Tuesday, February 15, 2011

The Artist's Fight With Art

The first stage in the growth of an artist is that which we have described as his "nomination" and which marks the subordination of the individual to one of the prevailing art-ideologies, this usually showing itself in the choice of some recognized master as the ideal pattern. In doing so, he becomes the representative of an ideology, and at first his individuality vanishes, until, later, at the height of his achievement, he strives once more to liberate his personality from the bonds of an ideology which he has himself accepted and helped to form...Every production of a signifigant artist, in whatever form, and of whatever content, always reflects more or less clearly this process of self-liberation and reveals the battle of the artist against the art which expresses a now surmounted phase of the development of his ego...From the moment the work is taken over and recognized by the public, it ceases to be the possession of the artist, not only economically but spiritually.

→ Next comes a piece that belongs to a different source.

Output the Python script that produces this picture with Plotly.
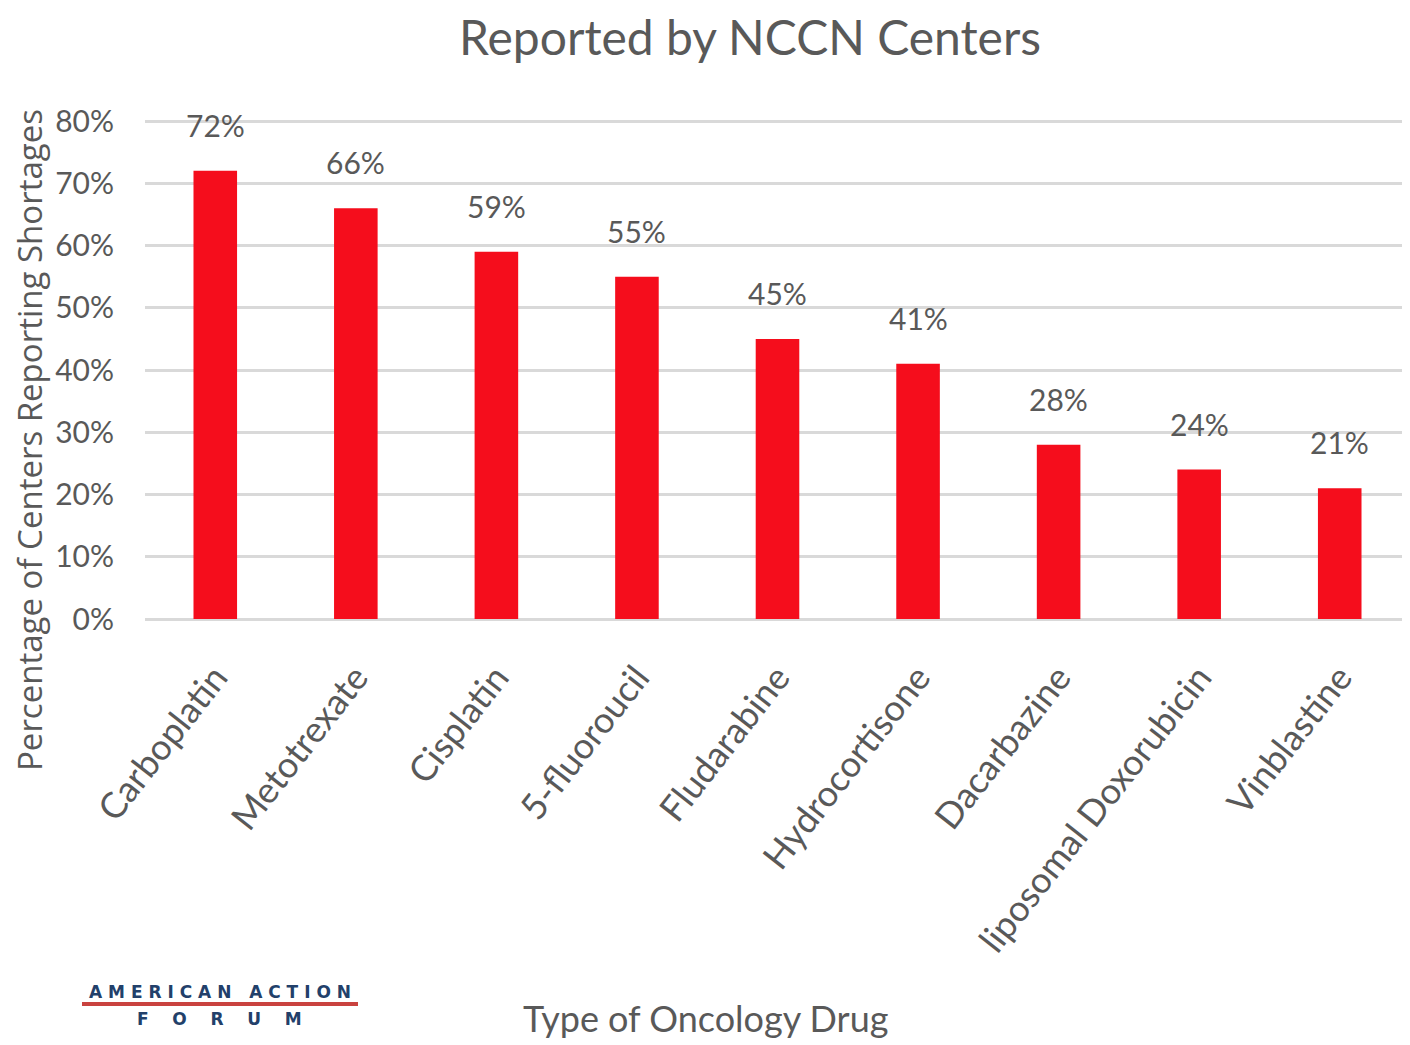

Just as the artist created it from his own needs, the public accepts it to alleviate their own wants...(It) ceases to be the personal achievement of the individual  and becomes a symbol for others and their spiritual demands...Thus general recognition of the artist and his work is the spiritual counterpart to his own asserted claim to be an artist; the latter is a gesture of independence, whereas fame, which is something granted to him, again makes him dependent...Many artist's return artistically or at least spiritually, to an earlier period of their struggle for success...Here there is obviously a rejuvenation wish, for fame has the flavour of death, and immortality is only distinguished by two small letters from the arch-evil they dread...The individual may, by his nomination to be an artist, have asserted his independence of the human community and rooted himself in self-sufficient isolation; but ultimately he is driven by the work he has autonomously produced to surrender again to that community...The community annexes the man and his work, depersonalizes him, and thus really robs him of the fruit of his work- in return for which he is offered the distinction of fame.